Queer — An umbrella term for sexual and gender minorities that are not heterosexual, heteronormative, or gender-binary. The term is still controversial, even within the LGBTQ community, because it was once used as a homosexual slur until it was re-appropriated in the 1990s. The range of what “queer” includes varies, though in addition to referring to LGBT-identifying people, it can also encompass: pansexual, pomosexual, intersexual, genderqueer, asexual, and autosexual people, and even gender normative heterosexuals whose sexual orientations or activities place them outside the heterosexual-defined mainstream, e.g., BDSM practitioners, or polyamorous persons. (In academia, the term “queer” and its verbal use, “queering,” indicate the study of literature, academic fields, and other social and cultural areas from a non-heteronormative perspective.)
Sex — The term refers to the biological characteristics and realties of an individual as revealed in chromosomes and physical traits such as reproductive/sexual anatomy (e.g., male or female). (See also: Intersex).
Sexual Orientation — A term for the emotional, romantic, or sexual feelings one has to another person, often defined by the gender of the person attracted and the gender of the person to whom they are attracted. Though gender plays a part in sexual orientation, it is not the same as gender identity.

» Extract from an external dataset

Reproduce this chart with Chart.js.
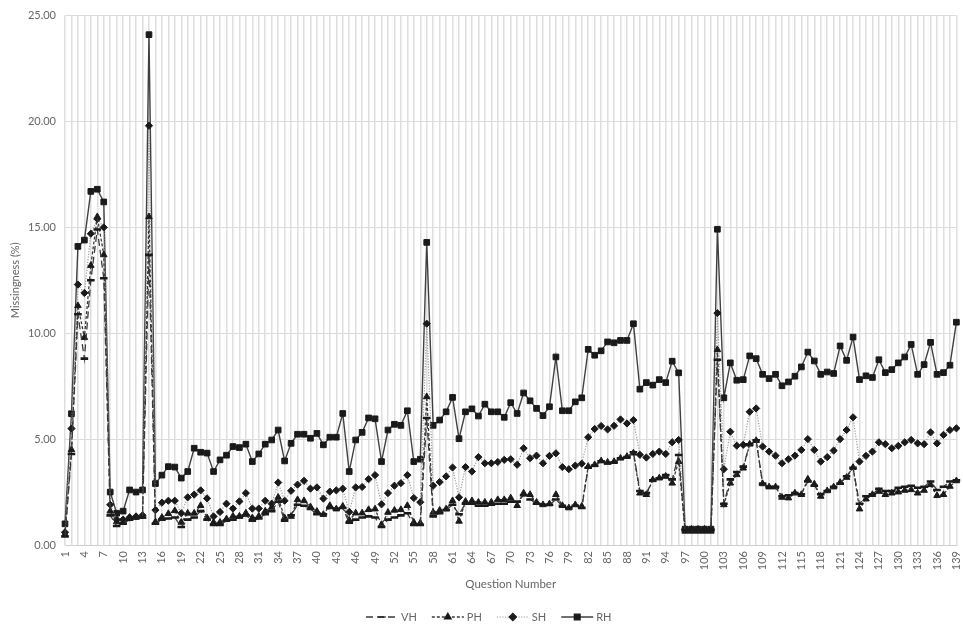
<!DOCTYPE html>
<html>
<head>
<meta charset="utf-8">
<script src="https://cdn.jsdelivr.net/npm/chart.js@4.4.0/dist/chart.umd.min.js"></script>
<style>
  html, body { margin: 0; padding: 0; background: #fff; }
  #wrap { width: 963px; height: 625px; position: relative; }
</style>
</head>
<body>
<div id="wrap"><canvas id="missingChart"></canvas></div>
<script>
// Question numbers 1..139 on the category axis
const questionNumbers = Array.from({ length: 139 }, (_, i) => String(i + 1));

const vhValues = [
  0.4, 4.3, 10.9, 8.8, 12.5, 14.9, 12.6, 1.4, 0.9, 1.0,
  1.2, 1.3, 1.3, 13.7, 1.0, 1.2, 1.25, 1.3, 0.85, 1.2,
  1.3, 1.6, 1.2, 0.95, 0.95, 1.15, 1.2, 1.3, 1.4, 1.15,
  1.25, 1.45, 1.6, 2.05, 1.15, 1.4, 1.9, 1.85, 1.7, 1.45,
  1.45, 1.75, 1.7, 1.75, 1.05, 1.2, 1.3, 1.35, 1.3, 0.85,
  1.2, 1.3, 1.4, 1.5, 0.95, 0.95, 6.0, 1.35, 1.5, 1.65,
  1.9, 1.45, 1.95, 1.95, 1.85, 1.85, 1.9, 1.95, 1.95, 2.05,
  2.05, 2.35, 2.15, 1.95, 1.9, 1.9, 2.15, 1.85, 1.75, 1.85,
  1.75, 3.65, 3.75, 3.95, 3.85, 3.9, 4.1, 4.15, 4.38, 2.55,
  2.45, 3.05, 3.15, 3.3, 3.1, 4.25, 0.7, 0.7, 0.7, 0.7,
  0.7, 8.75, 1.95, 3.1, 3.45, 3.7, 4.75, 4.95, 2.9, 2.75,
  2.75, 2.3, 2.35, 2.45, 2.4, 3.0, 2.8, 2.4, 2.55, 2.75,
  2.9, 3.25, 3.65, 1.95, 2.3, 2.4, 2.65, 2.55, 2.55, 2.7,
  2.75, 2.8, 2.7, 2.75, 3.0, 2.6, 2.75, 3.0, 3.05
];

const phValues = [
  0.5, 4.5, 11.3, 9.8, 13.2, 15.5, 13.7, 1.6, 1.1, 1.1,
  1.3, 1.3, 1.35, 15.5, 1.1, 1.3, 1.48, 1.62, 1.07, 1.5,
  1.5, 1.86, 1.28, 1.07, 1.07, 1.23, 1.36, 1.36, 1.51, 1.28,
  1.36, 1.6, 1.78, 2.25, 1.28, 1.35, 2.14, 2.09, 1.8, 1.59,
  1.44, 1.86, 1.7, 1.83, 1.17, 1.51, 1.51, 1.67, 1.7, 0.96,
  1.54, 1.64, 1.67, 1.86, 1.07, 1.04, 7.0, 1.54, 1.64, 1.7,
  2.09, 1.12, 2.06, 2.09, 2.02, 2.02, 2.02, 2.14, 2.14, 2.22,
  1.86, 2.45, 2.38, 2.02, 1.9, 1.94, 2.38, 1.86, 1.75, 1.9,
  1.83, 3.71, 3.79, 3.97, 3.91, 3.94, 4.1, 4.18, 4.34, 2.45,
  2.38, 3.08, 3.16, 3.24, 2.92, 3.94, 0.65, 0.65, 0.65, 0.65,
  0.65, 9.22, 1.9, 2.92, 3.32, 3.63, 4.76, 4.93, 2.89, 2.74,
  2.74, 2.25, 2.22, 2.45, 2.38, 3.11, 2.88, 2.3, 2.56, 2.74,
  2.95, 3.19, 3.66, 1.7, 2.17, 2.38, 2.53, 2.38, 2.45, 2.5,
  2.58, 2.61, 2.45, 2.58, 2.85, 2.33, 2.38, 2.77, 3.03
];

const shValues = [
  0.6, 5.5, 12.3, 11.9, 14.7, 15.4, 15.0, 1.9, 1.2, 1.2,
  1.3, 1.35, 1.4, 19.8, 1.65, 2.0, 2.09, 2.09, 1.5, 2.25,
  2.38, 2.58, 2.2, 1.35, 1.56, 1.95, 1.72, 2.06, 2.45, 1.72,
  1.72, 2.09, 1.95, 2.95, 2.09, 2.56, 2.85, 3.03, 2.66, 2.72,
  2.19, 2.52, 2.58, 2.66, 1.56, 2.72, 2.74, 3.11, 3.3, 1.92,
  2.45, 2.8, 2.92, 3.3, 2.22, 2.02, 10.45, 2.8, 2.97, 3.24,
  3.66, 2.25, 3.68, 3.47, 4.15, 3.86, 3.86, 3.92, 4.02, 4.05,
  3.79, 4.57, 4.1, 4.22, 3.86, 4.21, 4.33, 3.68, 3.58, 3.75,
  3.84, 5.09, 5.48, 5.62, 5.46, 5.63, 5.93, 5.74, 5.9, 4.26,
  4.13, 4.3, 4.41, 4.3, 4.85, 4.96, 0.75, 0.75, 0.75, 0.75,
  0.75, 10.95, 3.58, 5.35, 4.69, 4.73, 6.29, 6.45, 4.65, 4.41,
  4.22, 3.86, 4.05, 4.22, 4.49, 5.0, 4.49, 3.94, 4.15, 4.46,
  5.0, 5.43, 6.03, 3.94, 4.21, 4.41, 4.85, 4.76, 4.57, 4.68,
  4.85, 4.96, 4.8, 4.76, 5.32, 4.8, 5.2, 5.43, 5.51
];

const rhValues = [
  1.0, 6.2, 14.1, 14.4, 16.7, 16.8, 16.2, 2.5, 1.5, 1.6,
  2.6, 2.5, 2.6, 24.1, 2.9, 3.3, 3.7, 3.68, 3.16, 3.47,
  4.57, 4.38, 4.34, 3.47, 4.02, 4.24, 4.65, 4.6, 4.76, 3.94,
  4.3, 4.76, 4.96, 5.43, 3.97, 4.8, 5.23, 5.23, 5.04, 5.27,
  4.73, 5.09, 5.09, 6.21, 3.47, 4.96, 5.32, 6.0, 5.96, 3.94,
  5.43, 5.7, 5.65, 6.34, 3.94, 4.05, 14.29, 5.65, 5.9, 6.29,
  6.97, 5.02, 6.29, 6.43, 6.09, 6.65, 6.29, 6.29, 6.03, 6.72,
  6.21, 7.18, 6.81, 6.45, 6.11, 6.53, 8.88, 6.34, 6.34, 6.76,
  6.95, 9.24, 8.96, 9.17, 9.59, 9.55, 9.66, 9.66, 10.45, 7.36,
  7.67, 7.55, 7.81, 7.67, 8.68, 8.13, 0.75, 0.75, 0.75, 0.75,
  0.75, 14.91, 6.95, 8.6, 7.78, 7.81, 8.93, 8.8, 8.06, 7.86,
  8.06, 7.52, 7.7, 7.97, 8.41, 9.11, 8.69, 8.06, 8.17, 8.1,
  9.4, 8.72, 9.82, 7.81, 7.99, 7.91, 8.75, 8.14, 8.28, 8.6,
  8.88, 9.47, 8.06, 8.52, 9.57, 8.06, 8.14, 8.49, 10.52
];

const yTicks = [0, 5, 10, 15, 20, 25];

const FONT = 'Lato, "Open Sans", sans-serif';
const TEXT_GREY = '#666666';

// Legend drawn under the axis title: line sample with the marker in its middle
const bottomLegend = {
    id: 'bottomLegend',
    afterDraw(chart) {
        const ctx = chart.ctx;
        const y = 617;
        let x = 366;
        ctx.save();
        ctx.font = '11px ' + FONT;
        ctx.textBaseline = 'middle';
        chart.data.datasets.forEach(ds => {
            ctx.strokeStyle = ds.borderColor;
            ctx.lineWidth = ds.borderWidth;
            ctx.setLineDash(ds.borderDash || []);
            ctx.beginPath();
            ctx.moveTo(x, y);
            ctx.lineTo(x + 32, y);
            ctx.stroke();
            ctx.setLineDash([]);
            ctx.fillStyle = ds.pointBackgroundColor;
            ctx.strokeStyle = ds.pointBorderColor;
            Chart.helpers.drawPoint(ctx, {
                pointStyle: ds.pointStyle,
                radius: ds.pointRadius,
                borderWidth: ds.pointBorderWidth,
                rotation: 0
            }, x + 16, y);
            ctx.fillStyle = TEXT_GREY;
            ctx.fillText(ds.label, x + 35, y);
            x += 35 + ctx.measureText(ds.label).width + 15;
        });
        ctx.restore();
    }
};

document.addEventListener('DOMContentLoaded', () => {
    const ctx = document.getElementById('missingChart').getContext('2d');
    new Chart(ctx, {
        type: 'line',
        data: {
            labels: questionNumbers,
            datasets: [
                {
                    label: 'VH', data: vhValues,
                    borderColor: '#3a3a3a', borderWidth: 1.3, borderDash: [7, 4],
                    pointStyle: 'line', pointRadius: 3.8, pointBorderWidth: 2.6,
                    pointBackgroundColor: '#1a1a1a', pointBorderColor: '#1a1a1a'
                },
                {
                    label: 'PH', data: phValues,
                    borderColor: '#3a3a3a', borderWidth: 1.3, borderDash: [3, 2],
                    pointStyle: 'triangle', pointRadius: 3.8, pointBorderWidth: 1,
                    pointBackgroundColor: '#1a1a1a', pointBorderColor: '#1a1a1a'
                },
                {
                    label: 'SH', data: shValues,
                    borderColor: '#9a9a9a', borderWidth: 1.2, borderDash: [1.2, 1.5],
                    pointStyle: 'rectRot', pointRadius: 3.6, pointBorderWidth: 1,
                    pointBackgroundColor: '#1a1a1a', pointBorderColor: '#1a1a1a'
                },
                {
                    label: 'RH', data: rhValues,
                    borderColor: '#404040', borderWidth: 1.4,
                    pointStyle: 'rect', pointRadius: 4, pointBorderWidth: 1,
                    pointBackgroundColor: '#1a1a1a', pointBorderColor: '#1a1a1a'
                }
            ]
        },
        options: {
            responsive: true,
            maintainAspectRatio: false,
            animation: false,
            layout: { padding: { top: 7, right: 1, bottom: 30, left: 0 } },
            elements: { line: { tension: 0 } },
            plugins: {
                legend: { display: false },
                tooltip: { enabled: false }
            },
            scales: {
                x: {
                    offset: false,
                    grid: { color: '#dedede', lineWidth: 1.5, drawTicks: false },
                    border: { color: '#cfcfcf' },
                    ticks: {
                        autoSkip: false, maxRotation: 90, minRotation: 90, padding: 6,
                        color: TEXT_GREY, font: { family: FONT, size: 11 },
                        callback: (val, idx) => idx % 3 === 0 ? questionNumbers[idx] : ''
                    },
                    title: {
                        display: true, text: 'Question Number', color: TEXT_GREY,
                        font: { family: FONT, size: 11.5 }, padding: { top: 4, bottom: 4 }
                    },
                    afterFit: s => { s.height = 50; s.paddingLeft = 0; s.paddingRight = 0; }
                },
                y: {
                    min: 0, max: 25,
                    afterBuildTicks: s => { s.ticks = yTicks.map(v => ({ value: v })); },
                    grid: { color: '#dcdcdc', drawTicks: false },
                    border: { display: false },
                    ticks: {
                        padding: 9, color: TEXT_GREY, font: { family: FONT, size: 11 },
                        callback: v => Number(v).toFixed(2)
                    },
                    title: {
                        display: true, text: 'Missingness (%)', color: TEXT_GREY,
                        font: { family: FONT, size: 11 }, padding: { top: 9, bottom: 4 }
                    },
                    afterFit: s => { s.width = 65; }
                }
            }
        },
        plugins: [bottomLegend]
    });
});
</script>
</body>
</html>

SOGI — An initialism that refers to “Sexual Orientation and Gender Identity.” It is commonly used to refer to laws which would protect those identities from certain forms of discrimination under the law.
Third gender — A concept in which individuals are categorized, either by themselves or by society, as neither man nor woman (though not necessarily intersex). Sometimes also called “third sex” or othergender. (See also: Queer.)
Transition — A term for the process a transgender individual goes through to fully identify with their gender identity. There are various levels which can include social practices such as changing clothes or choosing new names/pronouns, hormonal therapies to prevent puberty or using hormone replacement therapy to replicate puberty of the opposite gender (i.e. a biological female who takes testosterone and sees a change in physical characteristics such as facial hair or a deepening of the voice). It may also include radical surgeries to change reproductive organs to align with gender identity (i.e. removal of breasts for trans men).
Transgenderism — An umbrella term for the state or condition of identifying or expressing a gender identity that does not match a person’s physical/genetic sex. Transgender is independent of sexual orientation, and those who self-identify as transgender may consider themselves to be heterosexual, homosexual, bisexual, pansexual, polysexual, or asexual. Approximately 700,000 individuals in the United States identify as transgender.
Trans man — A transgender person who was born a female but claims the gender identity of a man (i.e., a biological female who identifies as a man).
Transsexual — A narrower (and outdated) term used to refer to individuals who have undergone some form of medical intervention to transition to another gender, whether that is through hormonal therapies or sex reassignment surgery.
Trans woman — A transgender person who was born a male but who claims the gender identity of a woman (i.e., a biological male who identifies as a woman).
Transvestite — A person who cross-dresses, or dresses in clothes of the opposite sex, though they may not identify with or want to be the opposite gender. (All transexuals are transgender, but transvestites do not necessarily fall into either of the other categories.)
Trigender — A term for a non-binary (i.e., genderqueer) gender identity in which one shifts between or among the behaviors of three genders. These genders may include male, female, and third gender (e.g., genderless, non-gender, polygender, etc.).
Two-spirit – A term used by some Native American LGBT activists for people who possess qualities of both binary genders.
Ze – A gender-neutral pronoun used to replace he/she. (Sometimes spelled as Xe.)